Saturday, January 17, 2015

Columbia Students Oppose Columbia University's West Harlem-Manhattanville Construction Project--Part 4


In October 2014, the Columbia Student Coalition Against Gentrification (CAGe) released a report, titled Understanding Columbia University's Expansion into West Harlem: An Activist's Guide, which indicated why many Columbia students, Barnard students and neighborhood residents in Morningside Heights, West Harlem and Manhattanville are apparently still opposed to the Columbia University Administration's Kravis Business School construction/campus expansion project in West Harlem/Manhattanville. As the report's introduction notes:

"(1991) Community Board 9 (CB9), the economic planning agency for the neighborhoods of West Harlem between 110-155th Street, begins to formulate a new development model. CB9 commissions urban planners from the Pratt Center to write a document for submission to the NYC Department of City Planning. The result of their work is Plan 197-a (referring to section 197-a of the New York City Charter), revised in 2001, and approved by the Department of City Planning in 2005. Plan 197-a includes the outlines of a job, housing, and school infrastructure intended to mitigate the growing problem of tenant displacement spreading throughout greater Harlem. The area of Columbia’s proposal for a new campus, already the site of 1,600 jobs in manufacture and retail, is envisioned as a central nexus for the plan as a whole, drawing from 5 public transit and housing facilities in the immediate vicinity to offer expanded employment opportunities.

"(1994-2002) Columbia University, then under the leadership of President George Rupp, begins to pursue their aspirations for a new campus in West Harlem more aggressively.  They start by purchasing properties in Manhattanville from those willing to sell, in the hopes of acquiring most of the land they need for their designs.

"(2002) Lee Bollinger is appointed President of Columbia University, after making a commitment with the Board of Trustees to realize the campus expansion in Manhattanville during his tenure.

"(January 2003) Columbia introduces their ‘General Project Plan’ (GPP) to Community Board 9, which contains two major revisions to Plan 197-a.

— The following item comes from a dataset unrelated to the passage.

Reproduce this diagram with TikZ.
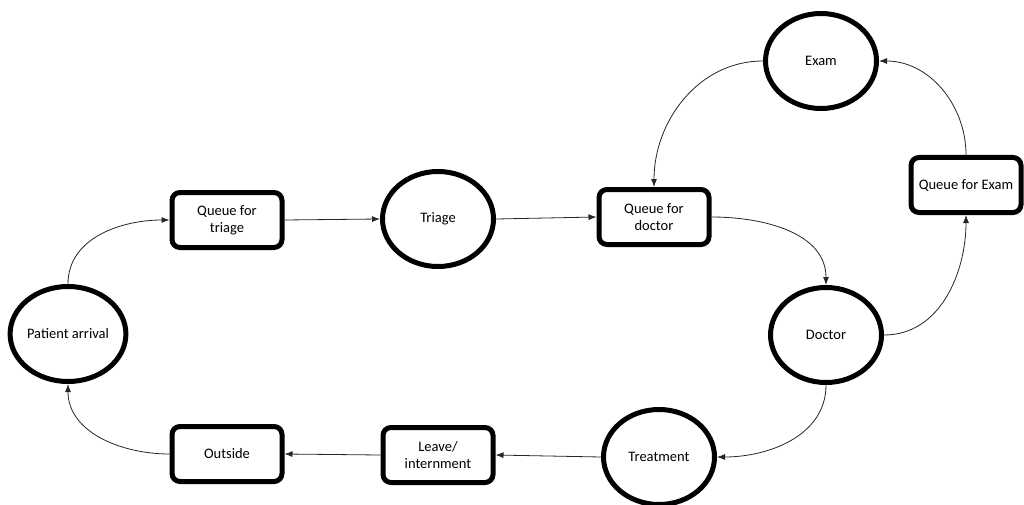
\documentclass[tikz,border=0pt]{standalone}
\usepackage{fontspec}
\setmainfont{Carlito}
\usetikzlibrary{shapes.geometric,arrows.meta}
\begin{document}
\begin{tikzpicture}[x=1pt,y=-1pt,
  circ/.style={ellipse,draw,line width=5pt,minimum width=111pt,minimum height=95pt,inner sep=0pt,align=center,font=\fontsize{14.5}{17}\selectfont},
  box/.style={rectangle,rounded corners=8pt,draw,line width=5pt,minimum width=110pt,minimum height=55pt,inner sep=1pt,align=center,font=\fontsize{14.5}{17}\selectfont},
  conn/.style={draw=black!85,line width=0.8pt,-{Latex[length=8pt,width=6pt]}}]
\useasboundingbox (0,0) rectangle (1024,505);
\node[circ] (pa) at (68,334) {Patient arrival};
\node[box] (qt) at (227,220) {Queue for\\triage};
\node[circ] (tr) at (438,219) {Triage};
\node[box] (qd) at (654,217) {Queue for\\doctor};
\node[circ] (ex) at (821,61) {Exam};
\node[box] (qe) at (966,185) {Queue for Exam};
\node[circ] (dc) at (826,335) {Doctor};
\node[circ] (tm) at (659,457) {Treatment};
\node[box] (lv) at (438,455) {Leave/\\internment};
\node[box] (ou) at (227,454) {Outside};
\draw[conn] (pa.north) to[out=90,in=180] (qt.west);
\draw[conn] (qt.east) -- (tr.west);
\draw[conn] (tr.east) -- (qd.west);
\draw[conn] (qd.east) to[out=0,in=90] (dc.north);
\draw[conn] (dc.east) to[out=0,in=-90] (qe.south);
\draw[conn] (qe.north) to[out=90,in=0] (ex.east);
\draw[conn] (ex.west) to[out=180,in=90] (qd.north);
\draw[conn] (dc.south) to[out=-90,in=0] (tm.east);
\draw[conn] (tm.west) -- (lv.east);
\draw[conn] (lv.west) -- (ou.east);
\draw[conn] (ou.west) to[out=180,in=-90] (pa.south);
\end{tikzpicture}
\end{document}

These revisions, proposed under an alternate Plan 197-c, stipulate the seizure of 17 acres of land through the use of eminent domain, and the rezoning of 18 further acres to make room for campus housing, administrational, and research facilities.... Columbia continues to purchase as many properties as they can within the intended expansion zone 

"(Spring 2003) A group of longstanding residents found the Coalition to Preserve Community (CPC), with the stated purpose of fostering local participation in planning future changes affecting the neighborhood. The CPC holds monthly meetings in St. Mary’s Church (on 125th Street between Broadway and Amsterdam) to write proposals for housing, education, employment, cultural, and environmental policies, curated by tenants living in the community. Their meetings draw an average of 200 participants between 2003 and 2005, and the results of their labor reshape and clarify much of Community Board 9’s 197-a Plan. Although the relationship between CB9 and CPC is communicative and respectful, many members of CB9 remain weary of planning processes so deeply immersed in rank-and-file discussion, and some will eventually be receptive to bargaining with Columbia University at the expense of their constituencies.

"(October 2003) Several student groups at Columbia cohost a panel on `The Ethics of Expansion'. Their initiative produces a new organization called the Student Coalition on Expansion and Gentrification (SCEG), which continues to operate until 2011....

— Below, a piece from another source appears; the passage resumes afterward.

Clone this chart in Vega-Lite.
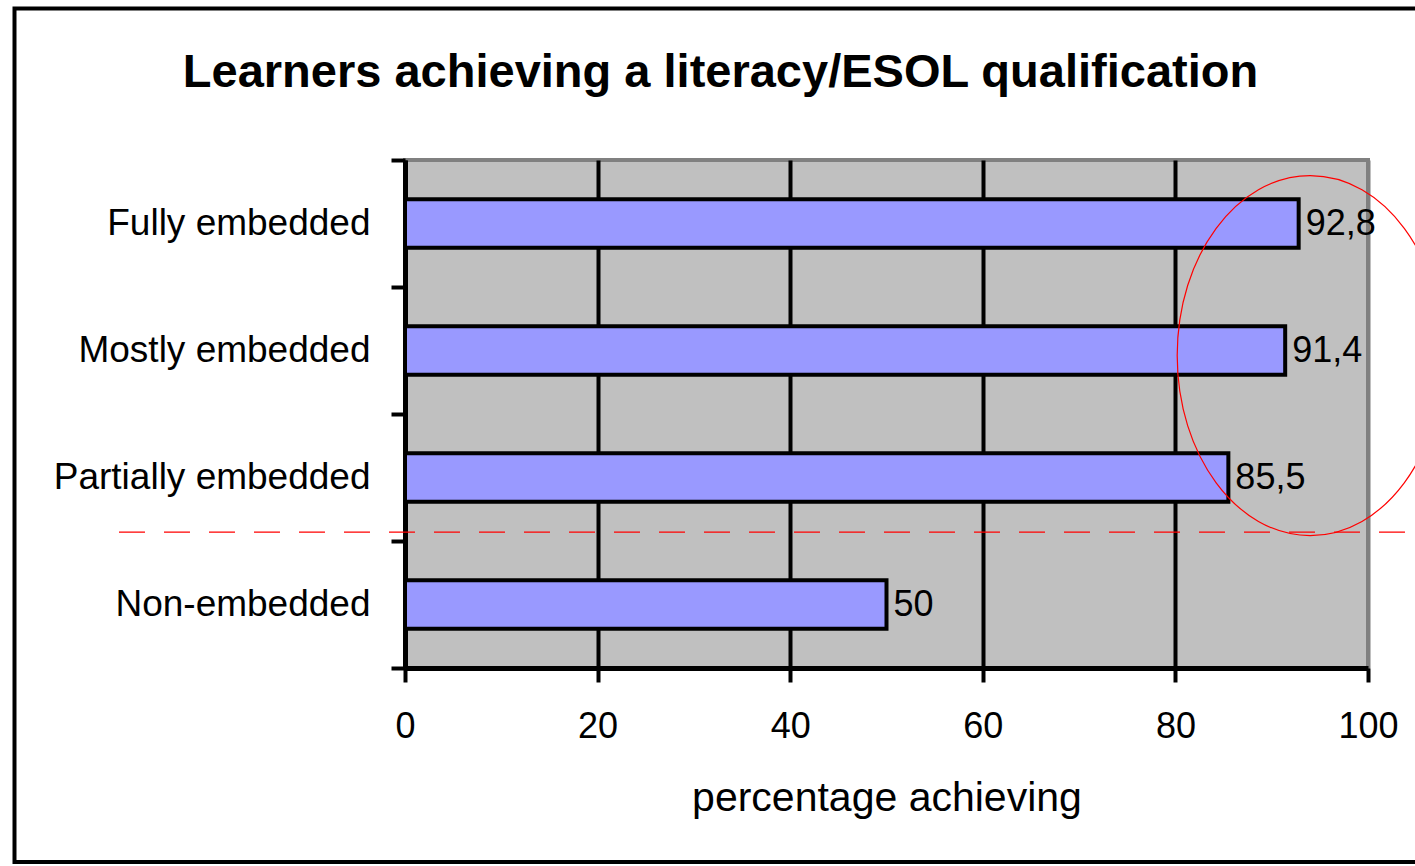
{
  "$schema": "https://vega.github.io/schema/vega-lite/v6.json",
  "autosize": {"type": "none"},
  "width": 963,
  "height": 508,
  "padding": {"left": 405, "top": 160, "right": 47, "bottom": 198},
  "background": "white",
  "config": {
    "font": "Liberation Sans",
    "view": {"fill": "#C0C0C0", "stroke": "#808080", "strokeWidth": 4}
  },
  "title": {
    "text": "Learners achieving a literacy/ESOL qualification",
    "font": "Liberation Sans",
    "fontSize": 47,
    "fontWeight": "bold",
    "color": "black",
    "anchor": "middle",
    "frame": "group",
    "dx": -166,
    "baseline": "alphabetic",
    "offset": -128
  },
  "datasets": {
    "bars": [
      {"category": "Fully embedded", "value": 92.8, "label": "92,8"},
      {"category": "Mostly embedded", "value": 91.4, "label": "91,4"},
      {"category": "Partially embedded", "value": 85.5, "label": "85,5"},
      {"category": "Non-embedded", "value": 50, "label": "50"}
    ],
    "cutoff": [{"x": -29.7, "x2": 105.5, "y": 2.93}],
    "circle": [{"x": 94.0, "y": 1.54}],
    "frame": [{"x": -40.55, "x2": 107, "y": -1.193, "y2": 5.528}]
  },
  "resolve": {"scale": {"y": "independent"}},
  "layer": [
    {
      "data": {"name": "bars"},
      "encoding": {
        "y": {
          "field": "category",
          "type": "nominal",
          "sort": null,
          "scale": {"paddingInner": 0, "paddingOuter": 0},
          "axis": {
            "title": null,
            "domainColor": "black",
            "domainWidth": 5,
            "tickColor": "black",
            "tickWidth": 4,
            "tickSize": 14,
            "tickBand": "extent",
            "labelFontSize": 37,
            "labelColor": "black",
            "labelPadding": 21,
            "labelLimit": 400,
            "grid": false
          }
        },
        "x": {
          "field": "value",
          "type": "quantitative",
          "scale": {"domain": [0, 100], "nice": false},
          "axis": {
            "values": [0, 20, 40, 60, 80, 100],
            "grid": true,
            "gridColor": {"condition": {"test": "datum.value === 100", "value": "#808080"}, "value": "black"},
            "gridWidth": 4,
            "domainColor": "black",
            "domainWidth": 5,
            "tickColor": "black",
            "tickWidth": 4,
            "tickSize": 14,
            "labelFontSize": 36,
            "labelColor": "black",
            "labelPadding": 27,
            "labelFlush": false,
            "title": "percentage achieving",
            "titleFontSize": 41,
            "titleFontWeight": "normal",
            "titleColor": "black",
            "titlePadding": 34
          }
        }
      },
      "layer": [
        {"mark": {"type": "bar", "fill": "#9999FF", "stroke": "black", "strokeWidth": 4, "height": {"band": 0.38}}},
        {
          "mark": {"type": "text", "align": "left", "baseline": "middle", "dx": 7, "fontSize": 36, "color": "black"},
          "encoding": {"text": {"field": "label"}}
        }
      ]
    },
    {
      "data": {"name": "cutoff"},
      "mark": {"type": "rule", "color": "#FF0000", "strokeWidth": 1.3, "strokeDash": [26, 19], "clip": false},
      "encoding": {
        "x": {"field": "x", "type": "quantitative", "scale": {"domain": [0, 100], "nice": false}},
        "x2": {"field": "x2"},
        "y": {"field": "y", "type": "quantitative", "scale": {"domain": [0, 4], "reverse": true, "nice": false, "zero": false}, "axis": null}
      }
    },
    {
      "data": {"name": "circle"},
      "mark": {
        "type": "point",
        "shape": "M -0.739,0 A 0.739,1 0 1 1 0.739,0 A 0.739,1 0 1 1 -0.739,0 Z",
        "size": 129600,
        "filled": false,
        "stroke": "#FF0000",
        "strokeWidth": 1.2,
        "opacity": 1,
        "clip": false
      },
      "encoding": {
        "x": {"field": "x", "type": "quantitative", "scale": {"domain": [0, 100], "nice": false}},
        "y": {"field": "y", "type": "quantitative", "scale": {"domain": [0, 4], "reverse": true, "nice": false, "zero": false}, "axis": null}
      }
    },
    {
      "data": {"name": "frame"},
      "mark": {"type": "rect", "fill": null, "stroke": "black", "strokeWidth": 4, "clip": false},
      "encoding": {
        "x": {"field": "x", "type": "quantitative", "scale": {"domain": [0, 100], "nice": false}},
        "x2": {"field": "x2"},
        "y": {"field": "y", "type": "quantitative", "scale": {"domain": [0, 4], "reverse": true, "nice": false, "zero": false}, "axis": null},
        "y2": {"field": "y2"}
      }
    }
  ]
}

"(January 2004) The Columbia administration constructs three advisory boards, designed to assess future expansion plans and procedures....

"(June 2004) Columbia’s advisory boards express their support for Community Board 9’s 197-a Plan, rather than the administration’s own 197-c alternative. In response, President Bollinger dismisses the advisory boards....

"(April 2005) The Coalition to Preserve Community and the Student Coalition on Expansion and Gentrification build a tent city called `Bollingerville' in the middle of ‘College Walk’, to promote dialogue between University affiliates and West Harlem residents...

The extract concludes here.